Your car could fit in my car
No, I don’t do daycare.
I can’t give you a lift to the airport or the ski resort, either. The tinted windows aren’t hiding well-behaved felons on their way to pick up roadside litter, nor am I a private investigator with cameras mounted to catch indiscretions and fraud.
I am simply a mom who drives a 12-passenger van because that’s the only way I can get all my little ducks from point A to point B in one trip, one vehicle, without breaking any laws.
For several months after the birth of our seventh baby, we took two cars whenever we went places as a family. We took two cars to church, two cars to the zoo, two cars to the museum. We took two cars to the dealership where we bought the van. It was ridiculous to coordinate travel. It was foolish to use all that extra gas when one car could have stayed at home if only we had the room.
Now, I drive a behemouth, the biggest car on the street and in the grocery store parking lot. The kids spent our first few outtings asking if we were bigger than that car or that car or that bus? They’d ask, point, and I’d confirm with a yes, yes, and a no. Buses beat us, but not by much. We christened it The Brick, and sometimes I feel like maybe I should wear a jaunty cap and join a union because I am privileged enough to captain such a ship.
I realize some people are miffed by our vehicle. Some may even be horrified that in this day and age, I’d drive such a gas-guzzling beast. It’s okay to have that opinion. When Toyota comes out with a 9-passenger hybrid, that will be a happy and unusual day and I will be the first at the dealership clutching a brochure and sipping bad coffee as I listen to a salesperson’s spiel. It better have cupholders in the back, a hand sanitizer dispenser, and maybe a periscope so the kids in the back row can see what is ahead.
Driving The Brick won’t last forever. The kids will grow and move away. Right now, we are in a season when we have children who must be driven places and that is best done under one big dome light.
I think you can see it from outer space.















Gretchen, this post is awesome! How funny! Do you need a special license to drive that thing? Do you need to stop at railroad crossings and open your door to check for trains before crossing?
Just kidding. I think it’s great that you can all ride together now!
People crack me up. One of these days, I’m going to come up with a great comeback that basically tells them in a really funny way to MIND YOUR OWN BUSINESS!
Was that an eclipse yesterday?
Or just the passing of The Brick between me and the sun?

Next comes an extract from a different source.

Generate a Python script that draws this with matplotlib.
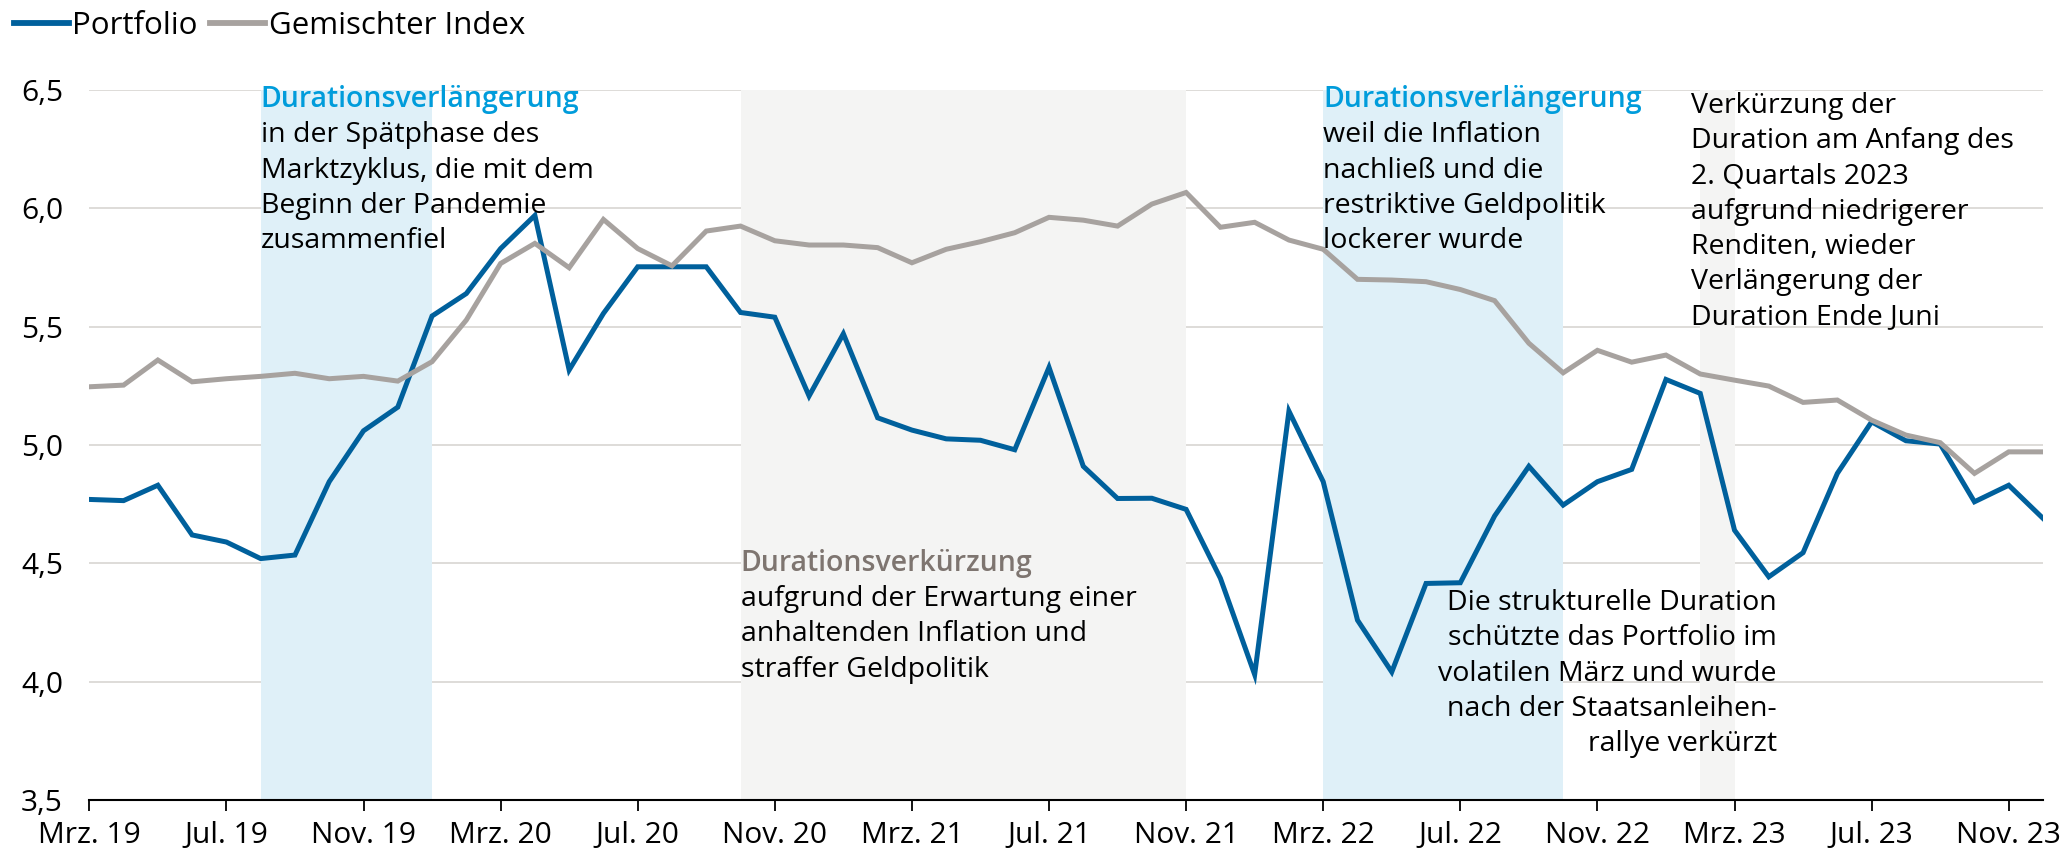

We used to joke that Suburbans must have an intercom system, because how else could you converse with people in the way back? Having said that, Gretchen, with 7 kids you probably spend your life in the car, so you can have whatever vehicle you want as far as I’m concerned. I hope people don’t take advantage of you with those extra seats and ask you for carpool rides!
Gretchen. #1.. JEALOUS that you have more kids than me. Now.. count the step son.. I’m tied with you!!!
That being said.. my mini-van only seats 7…. I need what you have!!
Awesome! I like what you said at the end about this season of your life. I was once discussing with a woman at my church that I felt bad that I couldn’t participate in certain church activities because of the kids’ schedules and my work schedule.
She also has young children and told me that the way she saw it, this was a season in her life when more of her energy needed to be spent with her children, while others in the church were in a season of their lives that enabled them to give more of their time to certain church-related activities. And when her life reached the season when her kids were grown and had moved out of the house, she would, in turn, have the time to devote to other pursuits.
I love this perspective and try to remind myself of it often, because I have a tendency to want to take on everything at once.
Congrats on The Brick. I hope it brings you many years of safe travels. Just think, in a few short years, your eldest may be learning to drive that thing!
You’re so right about how it’s something you are driving now, not forever. Heck, maybe just drive it into the ground and by then, someone will be in college? Or at least driving their own broken-down 1975 Datsun?
I’ll join you in driving one of “those” vehicles.
Mine happens to look like the CIA or Mafia has arrived though. You drive the brick and I drive “Big Frankie”. Hehe.
It’s a beautiful Brick. Hey, calculate people per gallon per mile and you are saving the earth. It’s mass transit but it just happens to be all one family.
Oh Lucky you!!! We have #8 due in a couple of weeks and my biggest stress is we will now have to take two cars everywhere… I have a nine seater but we will need ten seat belts… so effectively stuck at home unless on weekends when the father person will be home to shift the “fall-out”… I have to laugh at how many people ask to ride with us since we have such a big car as it is and we have to say – “Sorry, we are full up” and they look at us aghast and then the rows of car seats – Aha! We really are full up!